The problem I see a lot of people having is they get to step 5 and then it’s just all OMFG! The other person was so TOXIC! I’m so glad I’m away from that person! Think about it this way: you are giving that person far too much control and power. If that person really had that much power that you cut her out of your life and voila! everything’s perfect again without you having to do anything but cut that person out, well that person much be a pretty formidable opponent. *So* formidable that they must be like Godzilla stomping through various innocent bystanders’ ramen shops in Toyko.

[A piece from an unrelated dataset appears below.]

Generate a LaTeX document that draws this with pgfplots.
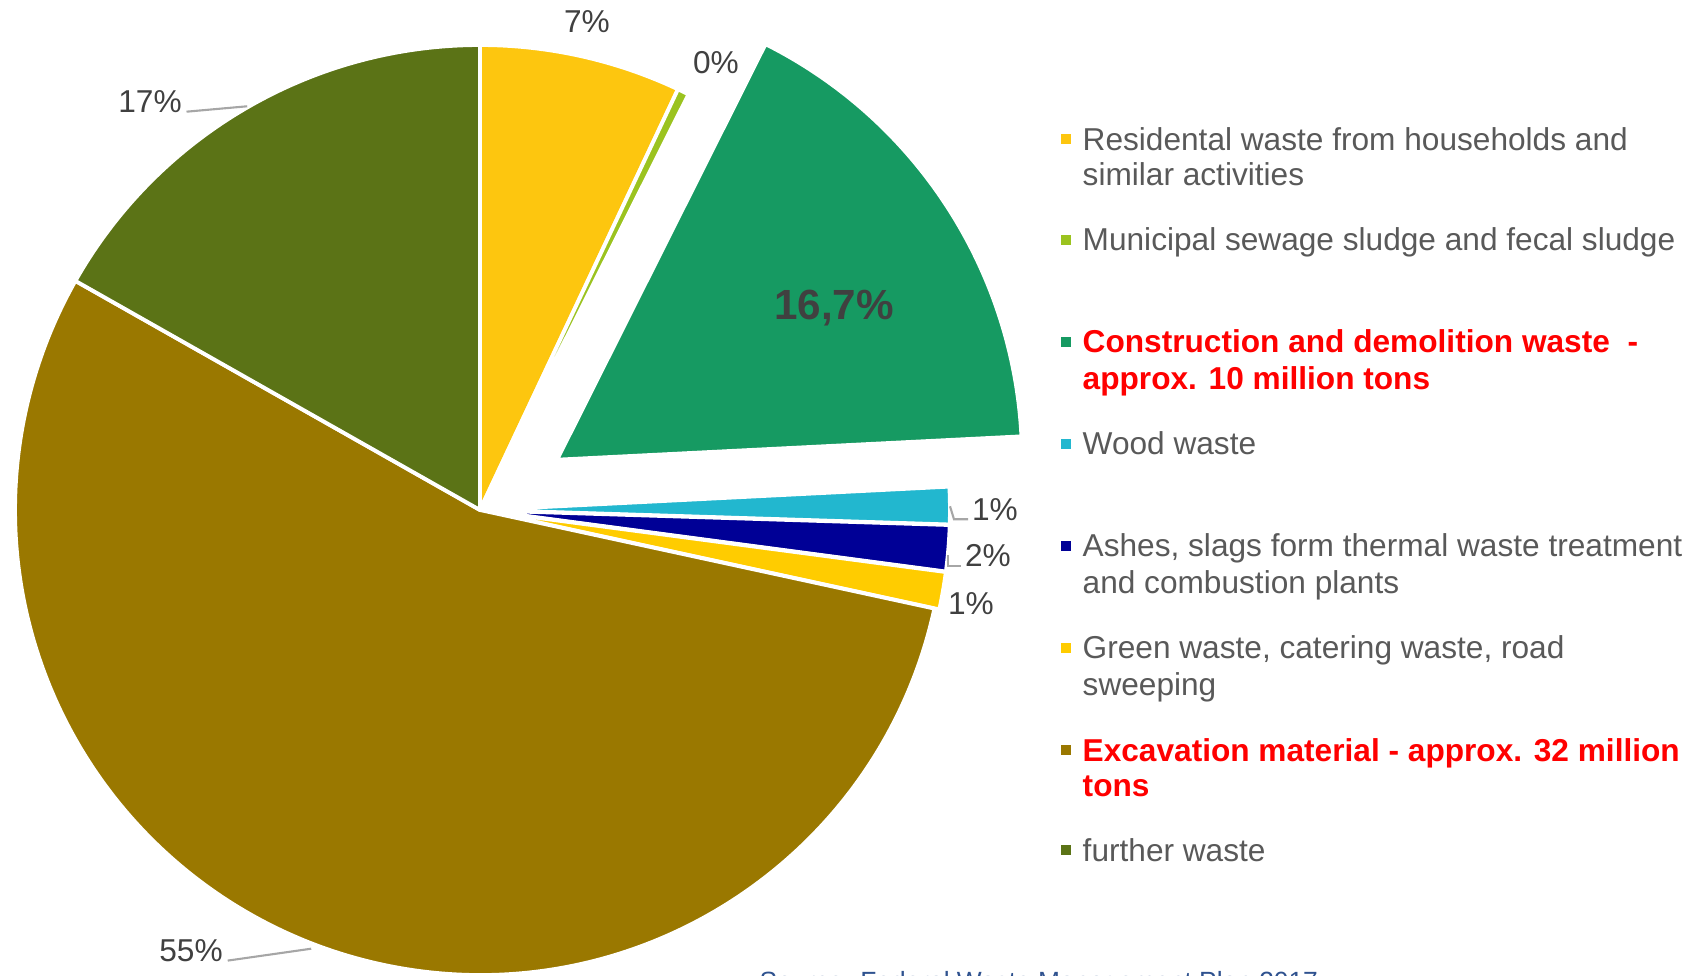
\documentclass[border=0pt]{standalone}
\usepackage{pgfplots}
\pgfplotsset{compat=1.18}
\usepackage{pgfplotstable}
\usepackage{fontspec}
\setmainfont{Liberation Sans}

\definecolor{c0}{HTML}{FDC60F}
\definecolor{c1}{HTML}{9BC31F}
\definecolor{c2}{HTML}{169A62}
\definecolor{c3}{HTML}{22B7CF}
\definecolor{c4}{HTML}{000096}
\definecolor{c5}{HTML}{FFCC00}
\definecolor{c6}{HTML}{9A7800}
\definecolor{c7}{HTML}{5B7316}
\definecolor{lbl}{HTML}{404040}
\definecolor{leg}{HTML}{595959}
\definecolor{ldr}{HTML}{A6A6A6}
\definecolor{src}{HTML}{2F528F}

% share in percent, explode distance in cm
\pgfplotstableread{
share explode
7.0 0
0.4 0
16.8 0.92
1.3 0.05
1.6 0.05
1.3 0.05
54.8 0
16.8 0
}\piedata

\begin{document}
\begin{tikzpicture}
\def\R{4.65}
\def\cx{4.80}
\def\cy{4.65}
\def\cum{0}
\pgfplotsforeachungrouped \i in {0,...,7}{%
  \pgfplotstablegetelem{\i}{share}\of\piedata
  \let\sh\pgfplotsretval
  \pgfplotstablegetelem{\i}{explode}\of\piedata
  \let\ex\pgfplotsretval
  \pgfmathsetmacro\sa{90-3.6*\cum}%
  \pgfmathsetmacro\cum{\cum+\sh}%
  \pgfmathsetmacro\ea{90-3.6*\cum}%
  \pgfmathsetmacro\ma{(\sa+\ea)/2}%
  \pgfmathsetmacro\ox{\cx+\ex*cos(\ma)}%
  \pgfmathsetmacro\oy{\cy+\ex*sin(\ma)}%
  \expandafter\xdef\csname ps\i\endcsname{\sa}%
  \expandafter\xdef\csname pe\i\endcsname{\ea}%
  \expandafter\xdef\csname px\i\endcsname{\ox}%
  \expandafter\xdef\csname py\i\endcsname{\oy}%
}
\begin{axis}[x=1cm, y=1cm, xmin=0, xmax=17, ymin=0, ymax=9.75,
  hide axis, clip=true, anchor=south west, at={(0,0)}]
\pgfplotsinvokeforeach{0,...,7}{%
  \edef\tmp{\noexpand\fill[fill=c#1, draw=white, line width=1.1pt, line join=round]
    (axis cs:\csname px#1\endcsname,\csname py#1\endcsname)
    -- ++(\csname ps#1\endcsname:\R cm)
    arc[start angle=\csname ps#1\endcsname, end angle=\csname pe#1\endcsname, radius=\R cm]
    -- cycle;}%
  \tmp
}
\coordinate (LL) at (axis cs:0,0);
\coordinate (UR) at (axis cs:17,9.75);

% data labels
\begin{scope}[every node/.style={text=lbl, inner sep=0pt, font=\fontsize{9}{10.8}\selectfont}]
\node at (axis cs:5.87,9.53) {7\%};
\node at (axis cs:7.16,9.12) {0\%};
\node at (axis cs:1.50,8.73) {17\%};
\node at (axis cs:1.91,0.24) {55\%};
\node at (axis cs:9.95,4.65) {1\%};
\node at (axis cs:9.88,4.19) {2\%};
\node at (axis cs:9.71,3.71) {1\%};
\end{scope}
\node[text=lbl, inner sep=0pt, font=\fontsize{12}{14}\selectfont\bfseries] at (axis cs:8.34,6.67) {16,7\%};
\begin{scope}[ldr, line width=0.6pt]
\draw (axis cs:1.865,8.633) -- (axis cs:2.472,8.687);
\draw (axis cs:2.277,0.144) -- (axis cs:3.112,0.263);
\draw (axis cs:9.50,4.687) -- (axis cs:9.54,4.557) -- (axis cs:9.68,4.557);
\draw (axis cs:9.476,4.199) -- (axis cs:9.476,4.09) -- (axis cs:9.606,4.09);
\end{scope}

% legend
\begin{scope}[every node/.style={anchor=base west, inner sep=0pt, text=leg, font=\fontsize{9}{10.8}\selectfont}]
\fill[c0] (axis cs:10.61,8.31) rectangle (axis cs:10.71,8.41);
\node at (axis cs:10.82,8.248) {Residental waste from households and};
\node at (axis cs:10.82,7.89) {similar activities};
\fill[c1] (axis cs:10.61,7.30) rectangle (axis cs:10.71,7.40);
\node at (axis cs:10.82,7.24) {Municipal sewage sludge and fecal sludge};
\fill[c2] (axis cs:10.61,6.28) rectangle (axis cs:10.71,6.38);
\node[text=red, font=\fontsize{9}{10.8}\selectfont\bfseries] at (axis cs:10.82,6.22) {Construction and demolition waste\ \ -};
\node[text=red, font=\fontsize{9}{10.8}\selectfont\bfseries] at (axis cs:10.82,5.85) {approx. 10 million tons};
\fill[c3] (axis cs:10.61,5.26) rectangle (axis cs:10.71,5.36);
\node at (axis cs:10.82,5.20) {Wood waste};
\fill[c4] (axis cs:10.61,4.24) rectangle (axis cs:10.71,4.34);
\node at (axis cs:10.82,4.18) {Ashes, slags form thermal waste treatment};
\node at (axis cs:10.82,3.81) {and combustion plants};
\fill[c5] (axis cs:10.61,3.22) rectangle (axis cs:10.71,3.32);
\node at (axis cs:10.82,3.16) {Green waste, catering waste, road};
\node at (axis cs:10.82,2.80) {sweeping};
\fill[c6] (axis cs:10.61,2.20) rectangle (axis cs:10.71,2.30);
\node[text=red, font=\fontsize{9}{10.8}\selectfont\bfseries] at (axis cs:10.82,2.14) {Excavation material - approx. 32 million};
\node[text=red, font=\fontsize{9}{10.8}\selectfont\bfseries] at (axis cs:10.82,1.79) {tons};
\fill[c7] (axis cs:10.61,1.20) rectangle (axis cs:10.71,1.30);
\node at (axis cs:10.82,1.14) {further waste};
\end{scope}
\node[anchor=base west, inner sep=0pt, text=src, font=\fontsize{7.5}{9}\selectfont] at (axis cs:7.59,-0.155) {Source: Federal Waste Management Plan 2017};
\end{axis}
\pgfresetboundingbox
\useasboundingbox (LL) rectangle (UR);
\end{tikzpicture}
\end{document}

Is that *really* what happened? Really? You had no control, no power, no voice at all in that situation? Or maybe, just maybe, you did some terrible things too or at the very least went along to get along? It’s okay to not have done things perfectly. It’s okay to have made mistakes. If you can acknowledge that you did, this gives you *more* power because you can fix a mistake a lot easier than a random Godzilla lurking about ready to cause problems at your ramen stand at any given moment. Were you too selfish? Did you sometimes like to wind the person up? Did you yell a lot? Did you rather be right than happy? Awesome! That’s all stuff you can work on.

It’s totally okay to:

Call the *situation* toxic! When you say this to yourself or others also add, And I know I contributed to it too. Try it, it’s liberating! Taking responsibility for your actions is probably the most liberating awesome thing you can do in life because then you own them and they’re yours to fix and learn from.

*Still* be angry, sad, and whatever at times. Being over it doesn’t mean you’re over it 100% of the time all the time. That’s called denial or sometimes depending on the situation, compartmentalization. You can ask Don Draper how well that’s working out for him.

Have some choice words about your ex. Hey, you don’t have to approve of what happened on her side, you don’t have to wish him well, you don’t have to not call her some kind of terrible mean pet name. The caveat there though is that you need to be careful not to fall into the Mean Girl trap where the protagnonist says in the movie, "I could hear people getting bored with me. But I couldn’t stop. It just kept coming up like word vomit." When it starts to feel like word vomit, you need to stop because it’s starting to eat you from the inside out, yo. And you do not want to give that other person that kind of power over you.

Charm to Stop Word Vomit

Put a rubber band on your wrist. When you feel the word vomit threatening to spew, snap it sharply and say this charm:

When I snap this rubber band,
I will not word vomit just as planned.

Finally understand that most people will never do this kind of self work to figure out what they did wrong in a relationship.  Soooo . . .don't, like, expect to come across a bunch of enlightened exes any time soon.  But when dating someone new, listen to how they talk about their exes.  Do they claim all their exes were psychos and that they were the victim in all their previous relationships?  Because I can tell you from personal experience, guess how they'll talk about you if/when you break up?  Prepare to be the future Ex-Psycho.  If the person says we both made mistakes, I did x, y and z wrong there or even *gasp* says nice things about their ex, that's someone doing self work (hopefully!).